Delivering humanitarian aid was not the mission. This was a stunt, a coup, a stratagem. And for what? To open up the sea lanes to the Gaza Strip. And how many guns, bullets, shells, rockets, and grenades will be funneled through those lanes if opened?
This was a set-up and a trap. This flotilla was "unofficially" backed by a Turkish government, which removed its ambassadors and cancelled joint military exercises so quickly it was as if they'd prepared for this incident a week ago. It was a brilliant way for Turkey's government to appease the anti-Israel elements of its population, without pissing off the US or the EU for doing so. Turkey, Israel's only Muslim ally, has now cut ties. And nobody on either side can really blame them. After all, the lead ship sailed under a Turkish flag.
It's an ingenious piece of political maneuvering, orchestrated with such cunning, guile, and subtlety that it would give Machiavelli a deadly 4+ hour hard-on.
And of course in revisionist America, we think there's a perfect solution to everything. Did we really need to drop the A-Bomb on the Japanese? I mean the war was practically won by that point. And how about the fire bombings of Dresden and Cologne?
The same historians who criticize the framers of the 1938 Appeasement at Munich for not being strong-willed enough, also criticize the strong-willed leaders of 1914 Europe for not appeasing enough. Hindsight is 20/20, and also makes you sound like a pompous ass.
But my point is that in the West, we think we can conjure up the perfect solution to EVERYTHING. And if anything goes wrong, then somebody fouled up. "Botched" seems to be the mot du jour (word of the day). The Israelis captured a boat, and it cost 9 lives. Somebody fouled up. They probably used excessive force.

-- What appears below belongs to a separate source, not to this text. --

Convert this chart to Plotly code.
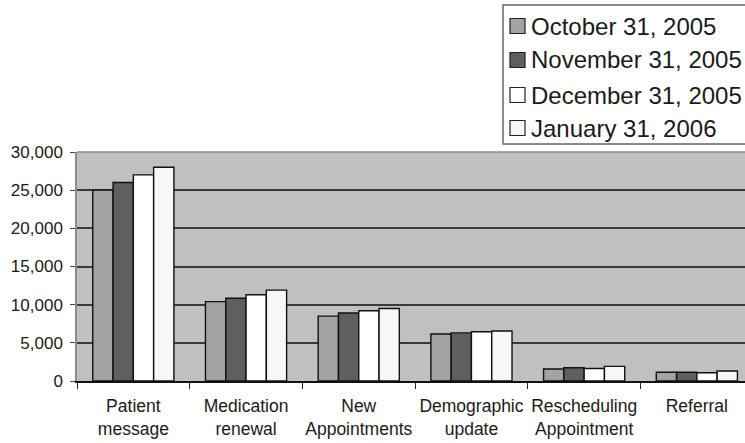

So now Europe and America will shun Israel for this apparent excessiveness. Couldn't they just not try to stop a 10,000 ton ship headed for a hive of people who consider the very existence of The State of Israel to be an abomination? Or if they did have to stop the ship, couldn't they have done so without killing anyone?
And for the Pro-Palestinian "activists" ranging from Free Gaza to Hamas, this was a resounding victory. Now international pressure will squeeze Israel. In America, Israel's strongest and firmest ally, public support for Israel will wane. Fueled by that hindsight-armed, perfect-solution-seeking media, we'll start to question why we're friends with such reckless and/or ruthless people.
In the end, Israel should also learn from this. Next time, drop cans of tear gas, arm soldiers with tazers. Then again, if an "activist" steals your machine gun, are you supposed to draw your pepper spray? If he stabs your commanding officer, are you supposed to taze him?
And there will be a next time. As two more ships have been sent to try running this blockade.
But this war won't be contested in the Mediterranean. It will be fought within the media. It will be fought with words, not bullets. Words like "activist," and "excessive." Words like "terrorist," and "flotilla."